* **What is needed**:
Omit all pictures. Copy the rest of the material exactly.

====== Data supplied ======

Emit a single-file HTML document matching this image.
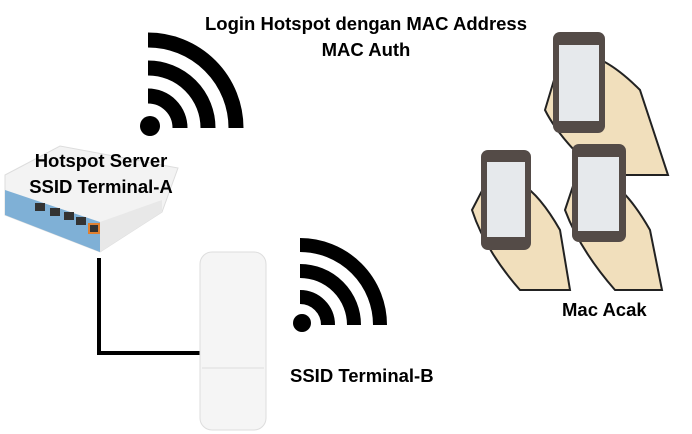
<!DOCTYPE html>
<html><head><style>
html,body{margin:0;padding:0;background:#fff;}
svg{display:block;}
text{font-family:"Liberation Sans",sans-serif;font-weight:bold;fill:#000;}
</style></head><body>
<svg width="692" height="434" viewBox="0 0 692 434" xmlns="http://www.w3.org/2000/svg">
<!-- wifi 1 -->
<g fill="none" stroke="#000" stroke-width="15">
<path d="M148 96 A32 32 0 0 1 180 128"/>
<path d="M148 68 A60 60 0 0 1 208 128"/>
<path d="M148 40 A88 88 0 0 1 236 128"/>
</g>
<circle cx="150" cy="126" r="10" fill="#000"/>
<!-- wifi 2 -->
<g fill="none" stroke="#000" stroke-width="14">
<path d="M300 297 A28 28 0 0 1 328 325"/>
<path d="M300 271 A54 54 0 0 1 354 325"/>
<path d="M300 245 A80 80 0 0 1 380 325"/>
</g>
<circle cx="302" cy="323" r="9" fill="#000"/>
<!-- router -->
<path d="M5 175 L60 146 L178 168 L162 212 L100 252 L5 215 Z" fill="#f3f3f3" stroke="#ddd"/>
<path d="M5 190 L100 222 L100 252 L5 215 Z" fill="#7fb0d6"/>
<path d="M100 222 L162 200 L162 212 L100 252 Z" fill="#e8e8e8"/>
<g fill="#333"><rect x="35" y="203" width="10" height="8"/><rect x="50" y="208" width="10" height="8"/><rect x="64" y="212" width="10" height="8"/><rect x="76" y="217" width="10" height="8"/><rect x="89" y="224" width="10" height="9" stroke="#e08030" stroke-width="2"/></g>
<!-- cable -->
<path d="M99 258 V353 H212" fill="none" stroke="#000" stroke-width="4"/>
<!-- AP -->
<rect x="200" y="252" width="66" height="178" rx="12" fill="#f5f5f5" stroke="#ddd"/>
<line x1="202" y1="368" x2="264" y2="368" stroke="#ddd"/>
<!-- phones -->
<g>
<path d="M560 60 Q590 40 640 90 L668 175 L600 175 Q560 140 545 110 Z" fill="#f1dfbc" stroke="#222" stroke-width="2"/>
<rect x="553" y="32" width="52" height="101" rx="7" fill="#544b47"/>
<rect x="559" y="45" width="40" height="76" fill="#e6e9ec"/>
<path d="M485 185 Q520 160 560 230 L570 290 L520 290 Q485 250 472 210 Z" fill="#f1dfbc" stroke="#222" stroke-width="2"/>
<rect x="481" y="150" width="50" height="100" rx="7" fill="#544b47"/>
<rect x="487" y="162" width="38" height="75" fill="#e6e9ec"/>
<path d="M575 180 Q610 160 650 230 L662 290 L615 290 Q580 250 565 210 Z" fill="#f1dfbc" stroke="#222" stroke-width="2"/>
<rect x="572" y="144" width="54" height="98" rx="7" fill="#544b47"/>
<rect x="578" y="157" width="41" height="74" fill="#e6e9ec"/>
</g>
<!-- labels -->
<text x="366" y="30" font-size="18.5" text-anchor="middle">Login Hotspot dengan MAC Address</text>
<text x="366" y="56" font-size="18.5" text-anchor="middle">MAC Auth</text>
<text x="101" y="167" font-size="18.5" text-anchor="middle">Hotspot Server</text>
<text x="101" y="193" font-size="18.5" text-anchor="middle">SSID Terminal-A</text>
<text x="290" y="382" font-size="18.5">SSID Terminal-B</text>
<text x="562" y="316" font-size="18.5">Mac Acak</text>
</svg>
</body></html>
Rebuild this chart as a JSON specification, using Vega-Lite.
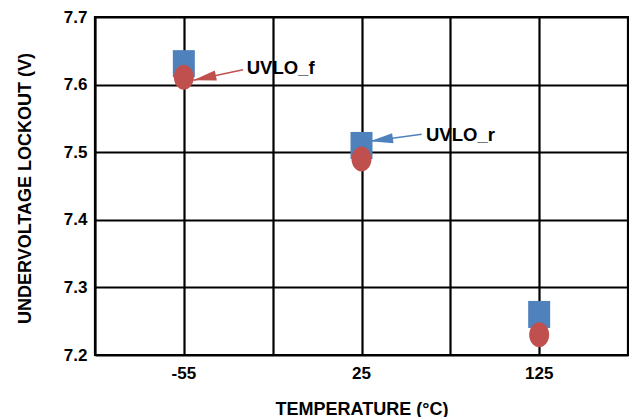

======

* **Finished exercise**:
Emit a single-file HTML document matching this image.
<!DOCTYPE html>
<html><head><style>
html,body{margin:0;padding:0;background:#fff;}
svg{display:block;}
text{font-family:"Liberation Sans",sans-serif;font-weight:bold;fill:#000;}
</style></head><body>
<svg width="692" height="434" viewBox="0 0 692 434" xmlns="http://www.w3.org/2000/svg">
<!-- wifi 1 -->
<g fill="none" stroke="#000" stroke-width="15">
<path d="M148 96 A32 32 0 0 1 180 128"/>
<path d="M148 68 A60 60 0 0 1 208 128"/>
<path d="M148 40 A88 88 0 0 1 236 128"/>
</g>
<circle cx="150" cy="126" r="10" fill="#000"/>
<!-- wifi 2 -->
<g fill="none" stroke="#000" stroke-width="14">
<path d="M300 297 A28 28 0 0 1 328 325"/>
<path d="M300 271 A54 54 0 0 1 354 325"/>
<path d="M300 245 A80 80 0 0 1 380 325"/>
</g>
<circle cx="302" cy="323" r="9" fill="#000"/>
<!-- router -->
<path d="M5 175 L60 146 L178 168 L162 212 L100 252 L5 215 Z" fill="#f3f3f3" stroke="#ddd"/>
<path d="M5 190 L100 222 L100 252 L5 215 Z" fill="#7fb0d6"/>
<path d="M100 222 L162 200 L162 212 L100 252 Z" fill="#e8e8e8"/>
<g fill="#333"><rect x="35" y="203" width="10" height="8"/><rect x="50" y="208" width="10" height="8"/><rect x="64" y="212" width="10" height="8"/><rect x="76" y="217" width="10" height="8"/><rect x="89" y="224" width="10" height="9" stroke="#e08030" stroke-width="2"/></g>
<!-- cable -->
<path d="M99 258 V353 H212" fill="none" stroke="#000" stroke-width="4"/>
<!-- AP -->
<rect x="200" y="252" width="66" height="178" rx="12" fill="#f5f5f5" stroke="#ddd"/>
<line x1="202" y1="368" x2="264" y2="368" stroke="#ddd"/>
<!-- phones -->
<g>
<path d="M560 60 Q590 40 640 90 L668 175 L600 175 Q560 140 545 110 Z" fill="#f1dfbc" stroke="#222" stroke-width="2"/>
<rect x="553" y="32" width="52" height="101" rx="7" fill="#544b47"/>
<rect x="559" y="45" width="40" height="76" fill="#e6e9ec"/>
<path d="M485 185 Q520 160 560 230 L570 290 L520 290 Q485 250 472 210 Z" fill="#f1dfbc" stroke="#222" stroke-width="2"/>
<rect x="481" y="150" width="50" height="100" rx="7" fill="#544b47"/>
<rect x="487" y="162" width="38" height="75" fill="#e6e9ec"/>
<path d="M575 180 Q610 160 650 230 L662 290 L615 290 Q580 250 565 210 Z" fill="#f1dfbc" stroke="#222" stroke-width="2"/>
<rect x="572" y="144" width="54" height="98" rx="7" fill="#544b47"/>
<rect x="578" y="157" width="41" height="74" fill="#e6e9ec"/>
</g>
<!-- labels -->
<text x="366" y="30" font-size="18.5" text-anchor="middle">Login Hotspot dengan MAC Address</text>
<text x="366" y="56" font-size="18.5" text-anchor="middle">MAC Auth</text>
<text x="101" y="167" font-size="18.5" text-anchor="middle">Hotspot Server</text>
<text x="101" y="193" font-size="18.5" text-anchor="middle">SSID Terminal-A</text>
<text x="290" y="382" font-size="18.5">SSID Terminal-B</text>
<text x="562" y="316" font-size="18.5">Mac Acak</text>
</svg>
</body></html>
Rebuild this chart as a JSON specification, using Vega-Lite.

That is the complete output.